PARIS (Reuters) - President Emmanuel Macron on Thursday tapped the former Generali France CEO, Eric Lombard, to head public-sector lender Caisse des Depots (CDC) and breathe new life into the 200-year-old institution.
Lombard, a former advisor in Socialist governments in the 1990s, rose through the ranks of BNP Paribas bank before taking the helm of the Italian insurer’s French business in 2013.
His nomination must be confirmed in both houses of parliament.
The CDC manages deposits in popular tax-free savings accounts and also holds stakes in many top French companies, including CNP Assurances, Icade, the biggest office space developer in the Paris region, and Compagnie des Alpes, which operates the biggest ski resorts in France.
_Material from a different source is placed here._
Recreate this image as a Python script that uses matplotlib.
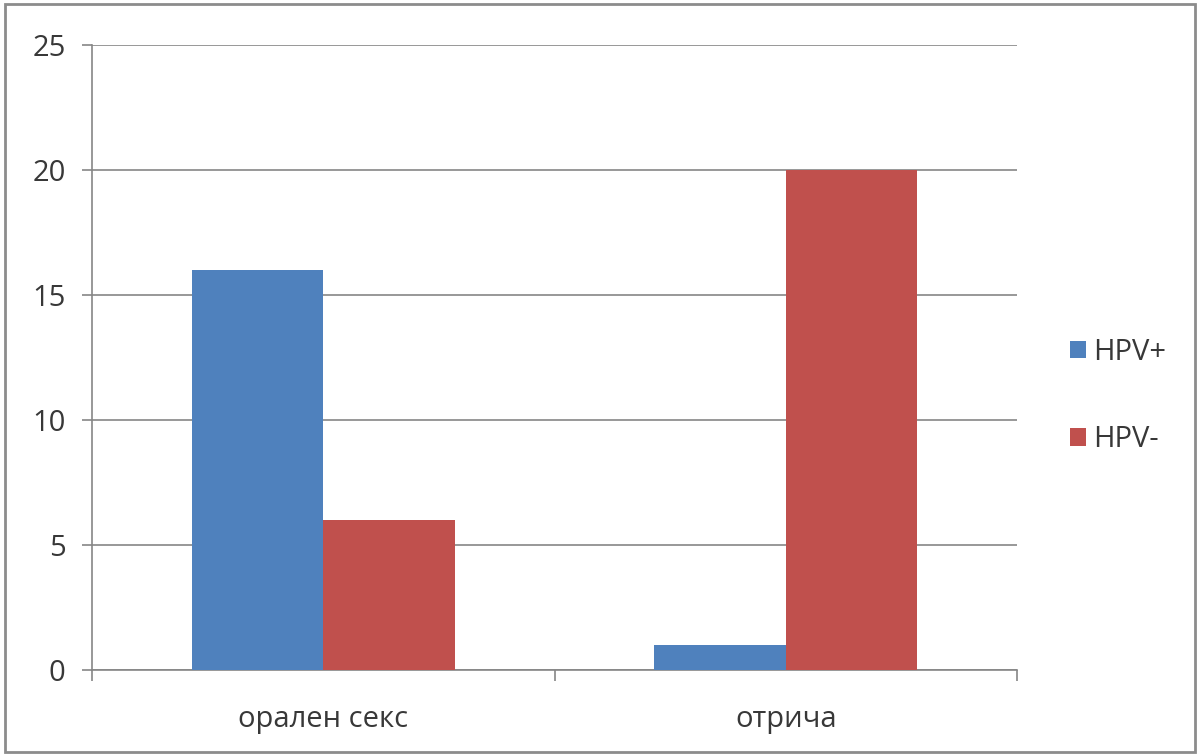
import matplotlib
matplotlib.use("Agg")
import matplotlib.pyplot as plt
from matplotlib.patches import Rectangle
import numpy as np

categories = ["орален секс", "отрича"]
series_names = ["HPV+", "HPV-"]
hpv_pos = [16, 1]
hpv_neg = [6, 20]
y_ticks = [0, 5, 10, 15, 20, 25]

colors = ["#4F81BD", "#C0504D"]
grid_color = "#868686"
text_color = "#383838"

plt.rcParams["font.family"] = ["Open Sans", "DejaVu Sans"]

fig = plt.figure(figsize=(12, 7.56), dpi=100)
ax = fig.add_axes([92 / 1200, 1 - 670 / 756, (1017 - 92) / 1200, (670 - 45) / 756])

x = np.arange(len(categories))
width = 0.284
ax.bar(x - width / 2, hpv_pos, width, color=colors[0], label=series_names[0], zorder=3)
ax.bar(x + width / 2, hpv_neg, width, color=colors[1], label=series_names[1], zorder=3)

ax.set_xlim(-0.5, len(categories) - 0.5)
ax.set_ylim(0, 25)
ax.set_yticks(y_ticks)
ax.set_yticklabels([str(v) for v in y_ticks], fontsize=21, color=text_color)
ax.grid(axis="y", color=grid_color, linewidth=1.2, zorder=0)

# category labels centred, tick marks on category boundaries
ax.set_xticks(x)
ax.set_xticklabels(categories, fontsize=21, color=text_color)
ax.tick_params(axis="x", length=0, pad=25)
ax.set_xticks(np.arange(-0.5, len(categories)), minor=True)
ax.tick_params(axis="x", which="minor", length=8, width=1.2, color=grid_color)
ax.tick_params(axis="y", length=7, width=1.2, color=grid_color, pad=12)

for side in ["top", "right"]:
    ax.spines[side].set_visible(False)
for side in ["left", "bottom"]:
    ax.spines[side].set_color(grid_color)
    ax.spines[side].set_linewidth(1.2)

leg = fig.legend(loc="center left", bbox_to_anchor=(1044 / 1200, 1 - 396 / 756),
                 frameon=False, fontsize=21, handlelength=0.55, handleheight=0.55,
                 labelspacing=2.0, handletextpad=0.22, labelcolor=text_color)

# outer frame around the whole figure
fig.patches.append(Rectangle((5 / 1200, 4 / 756), 1190 / 1200, 748 / 756,
                             transform=fig.transFigure, fill=False,
                             edgecolor="#8c8c8c", linewidth=2))

fig.savefig("out.png", dpi=100, facecolor="white")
Though still a major lender for municipal projects and social housing, the CDC has been eclipsed by the state investment bank Bpifrance, which was created in 2012 and has become a top investor in French strartups and companies such as telecoms operator Orange.
Macron decided in August to cut short the mandate of CDC’s current head Pierre-Rene Lemas, who was Macron’s boss at the Elysee in the early years of Francois Hollande’s presidency.
One of the biggest questions facing Lombard will be whether to continue with Lemas’ plans to cut stakes in companies not central to the CDC’s mission of supporting the economy, promoting the transition to renewable energies and financing social housing.
Macron, 39, wants to clarify CDC’s role, which also often overlaps with that of state holding company APE, a shareholder in blue-chip firms like Renault and Air France.
“This is not about managing CDC, it’s about reinventing CDC’s role,” Finance Minister Bruno Le Maire told reporters last month.